New Center Helps Scientists Reprogram The Immune System to Kill Cancer
September 28, 2017
Nicole Gularte was 26 years old and straight out of graduate school when she was diagnosed with acute lymphoblastic leukemia, also known as ALL, in 2010. This type of fast-moving blood cancer causes the bone marrow to produce too many immature white blood cells, called lymphocytes, which can spread the disease to other parts of the body. If left untreated, it can turn deadly within months.
Determined to keep fighting, Gularte decided to try a different tactic: enroll in an experimental treatment known as CAR-T therapy, which uses her own immune cells that have been reengineered to find and kill the cancer.
For CAR-T, doctors extract a patient’s T cells and send them to a lab where they’re carefully reengineered and multiplied so they can sniff out the cancer cells and mark them for destruction. Then the manipulated cells are shipped back to the patient’s treatment location, where they’re injected back into the patient’s bloodstream so they can do their work. The therapy, developed by doctors at Children’s Hospital of Philadelphia, gained fame after it saved a young girl named Emily Whitehead in 2012. With guidance and encouragement from Emily, her family and the Emily Whitehead Foundation, Gularte received her own modified cells a year ago, and she’s now cancer-free. “I have officially survived acute lymphoblastic leukemia eight times,” she wrote on her blog.
The good news is that stories like Whitehead’s and Gularte’s could soon become more common. In August, the U.S. Food Drug Administration approved the first cell therapy in the United States for the treatment of pediatric and young-adult patients with a form of ALL. “We’re entering a new frontier in medical innovation with the ability to reprogram a patient’s own cells to attack a deadly cancer,” said FDA commissioner Scott Gottlieb.
But cell therapy is a complex process that involves more than manufacturing a pill. It requires a setup that resembles a biotech factory. “Cell therapy has the potential to cure everything from cancer to diabetes,” says Phil Vanek, general manager for cell therapy growth strategy at GE Healthcare. “But we need to make it affordable and scalable.”
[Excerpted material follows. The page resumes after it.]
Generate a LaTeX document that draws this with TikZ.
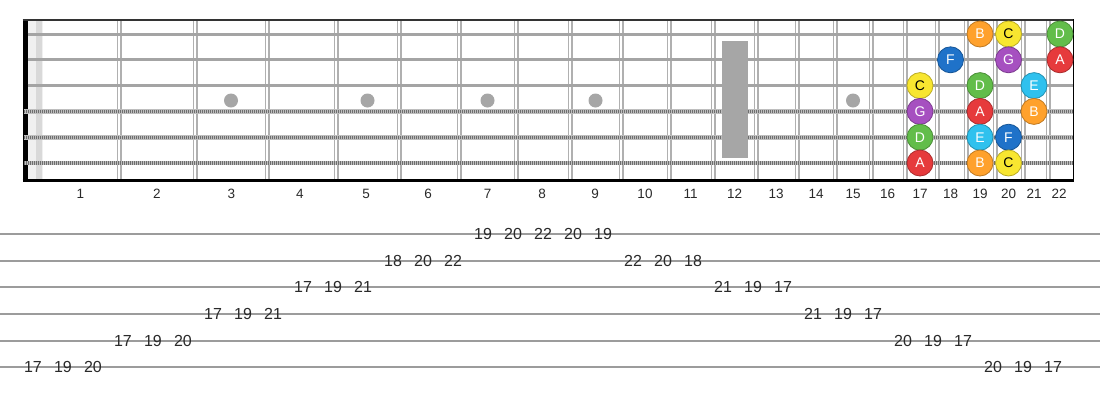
\documentclass[tikz,border=0pt]{standalone}
\usepackage{fontspec}
\setmainfont{Liberation Sans}
\definecolor{noteA}{HTML}{E63A3C}
\definecolor{noteB}{HTML}{FFA12C}
\definecolor{noteC}{HTML}{F8E630}
\definecolor{noteD}{HTML}{62BD4A}
\definecolor{noteE}{HTML}{2FC1EE}
\definecolor{noteF}{HTML}{1F72C9}
\definecolor{noteG}{HTML}{A650C0}
\definecolor{fretgray}{HTML}{B0B0B0}
\definecolor{strgray}{HTML}{A4A4A4}
\definecolor{woundlight}{HTML}{BEBEBE}
\definecolor{wounddark}{HTML}{6E6E6E}
\definecolor{inlay}{HTML}{A6A6A6}
\definecolor{tabgray}{HTML}{9C9C9C}
\definecolor{txt}{HTML}{2A2A2A}
\begin{document}
\begin{tikzpicture}[x=1pt,y=-1pt,
  fretouter/.style={line width=5pt, draw=fretgray},
  fretinner/.style={line width=1.6pt, draw=white},
  plainstring/.style={line width=3pt, draw=strgray},
  woundbase/.style={line width=4.6pt, draw=woundlight},
  woundtop/.style={line width=3.4pt, draw=wounddark, dash pattern=on 1pt off 1pt},
  tabline/.style={line width=2pt, draw=tabgray},
  fretnum/.style={font=\fontsize{13.5}{13.5}\selectfont, text=txt, inner sep=0pt, anchor=center},
  tabnum/.style={font=\fontsize{16}{16}\selectfont, text=txt, inner sep=0pt, anchor=center},
  dotinlay/.style={circle, fill=inlay, minimum size=14pt, inner sep=0pt},
  note/.style={circle, minimum size=26pt, inner sep=0pt, fill=#1, draw=#1!75!black, line width=0.8pt, text=white, font=\fontsize{14}{14}\selectfont},
  notedark/.style={note=#1, text=black}
]
\useasboundingbox (0,0) rectangle (1100,400);
\fill[white] (0,0) rectangle (1100,400);

% nut band
\fill[gray!12] (27.5,20) rectangle (43,180);
\fill[gray!30] (36,20) rectangle (42,180);

% frets
\foreach \x in {119,195,267,336,399,459,516,570,621,669,713,756,797,835,871,905,937,966,995,1023,1048} {
  \draw[fretouter] (\x,20) -- (\x,180);
  \draw[fretinner] (\x,20) -- (\x,180);
}

% nut
\fill[black] (22.5,19.5) rectangle (27.5,181);

% borders
\draw[line width=1.8pt, draw=black!80] (22.5,20) -- (1073.5,20);
\draw[line width=2.2pt, draw=black] (22.5,180.5) -- (1074,180.5);
\draw[line width=1.8pt, draw=black] (1073.5,19.2) -- (1073.5,181.5);

% strings
\foreach \y in {34,59.8,85.6} {
  \draw[plainstring] (27.5,\y) -- (1073,\y);
}
\foreach \y in {111.4,137.2,163} {
  \draw[woundbase] (24,\y) -- (1073,\y);
  \draw[woundtop] (24,\y) -- (1073,\y);
}

% inlays
\foreach \x/\n in {231/3,367.5/5,487.5/7,595.5/9,853/15} {
  \node[dotinlay] (dot\n) at (\x,100.5) {};
}
\fill[inlay] (722,41) rectangle (748,158);

% fret numbers
\foreach \x/\n in {80.5/1,157/2,231.5/3,300/4,366/5,428/6,487.5/7,542/8,595/9,645/10,690.5/11,734.5/12,776/13,816/14,853/15,887.5/16,920/17,950.5/18,980/19,1008.5/20,1034/21,1059/22} {
  \node[fretnum] (fn\n) at (\x,194) {\n};
}

% notes on the neck
\node[note=noteB] (n1b) at (980,34) {B};
\node[notedark=noteC] (n1c) at (1008.5,34) {C};
\node[note=noteD] (n1d) at (1060,34) {D};
\node[note=noteF] (n2f) at (950.5,59.8) {F};
\node[note=noteG] (n2g) at (1008.5,59.8) {G};
\node[note=noteA] (n2a) at (1060,59.8) {A};
\node[notedark=noteC] (n3c) at (920,85.6) {C};
\node[note=noteD] (n3d) at (980,85.6) {D};
\node[note=noteE] (n3e) at (1034,85.6) {E};
\node[note=noteG] (n4g) at (920,111.4) {G};
\node[note=noteA] (n4a) at (980,111.4) {A};
\node[note=noteB] (n4b) at (1034,111.4) {B};
\node[note=noteD] (n5d) at (920,137.2) {D};
\node[note=noteE] (n5e) at (980,137.2) {E};
\node[note=noteF] (n5f) at (1008.5,137.2) {F};
\node[note=noteA] (n6a) at (920,163) {A};
\node[note=noteB] (n6b) at (980,163) {B};
\node[notedark=noteC] (n6c) at (1008.5,163) {C};

% tab lines
\foreach \s in {1,...,6} {
  \draw[tabline] (0,{234+26.65*(\s-1)}) -- (1100,{234+26.65*(\s-1)});
}

% tab numbers
\foreach \k/\s/\n in {0/6/17,1/6/19,2/6/20,3/5/17,4/5/19,5/5/20,6/4/17,7/4/19,8/4/21,9/3/17,10/3/19,11/3/21,12/2/18,13/2/20,14/2/22,15/1/19,16/1/20,17/1/22,18/1/20,19/1/19,20/2/22,21/2/20,22/2/18,23/3/21,24/3/19,25/3/17,26/4/21,27/4/19,28/4/17,29/5/20,30/5/19,31/5/17,32/6/20,33/6/19,34/6/17} {
  \node[tabnum] (t\k) at ({33+30*\k},{234+26.65*(\s-1)}) {\n};
}
\end{tikzpicture}
\end{document}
Vanek’s business and others are racing to make that happen and deliver on cell therapy’s promise. He says that says that hundreds of patients have already benefited from CAR-T in clinical trials that have reported 80 percent success rates. Some 300,000 people could be receiving the treatment by 2024. A report by Roots Analysis estimates the T-cell therapy market, which includes CAR-T therapy, could read $30 billion by 2030.
Crucial to that race is a new cell therapy research and process-development facility called the Center for Advanced Therapeutic Cell Technologies (CATCT), which officially opened in Toronto on Thursday. It’s designed to help pharma companies, university researchers and technology companies like GE to scale faster. “Right now, the technologies and production methodologies can support a few hundreds to a few thousands of patients, but it’s still a brute-force approach,” Vanek says. “The manufacturing process is not easy, it’s not automated, and it requires quite a bit of hands-on labor. It has to change to support the broader patient population, and it will.”
Led by Canada’s Centre for Commercialization of Regenerative Medicine, a leader in developing and commercializing cell and gene therapies and regenerative medicine technologies, the new Toronto center already employs more than 30 biologists, virologists, and biomedical and other engineers, including some from GE.
GE’s Life Sciences business unit helped fund and equip the lab, and the researchers are using bioreactors to grow engineered cells and identify the optimum growing conditions for different cell types, laser-powered flow cytometers that can study the properties of individual cells, and even robots running production automation experiments.
One purpose of CATCT is to develop new processes that will enable pharma companies to offer cell therapy to millions of patients. Despite success stories like Whitehead’s and Gularte’s, the vast majority of new cancer patients still start with standard treatments like chemotherapy, and the FDA approved the first CAR-T treatment only for patients with “refractory,” or resistant, cancers, or those in second or later relapses. But “if these therapies move to a first-line treatment, then the number of patients will go up dramatically into the hundreds of thousands, if not more,” says Vanek.
Vanek says that CATCT will allow technology companies like GE to learn about new therapies in the pipeline. “This was our blind spot in the past,” he says. “You really need to walk in the shoes of our customers to understand where their pain points and challenges are.” He also said that partners working at the center — big companies as well as universities and startups — will have access to a “fee for service” process-development capability. “This makes the group not only self-sustaining by taking on client work,” he says. “It will also give us access to more customers who will come to us with their toughest challenges, and that’s where the learning happens.”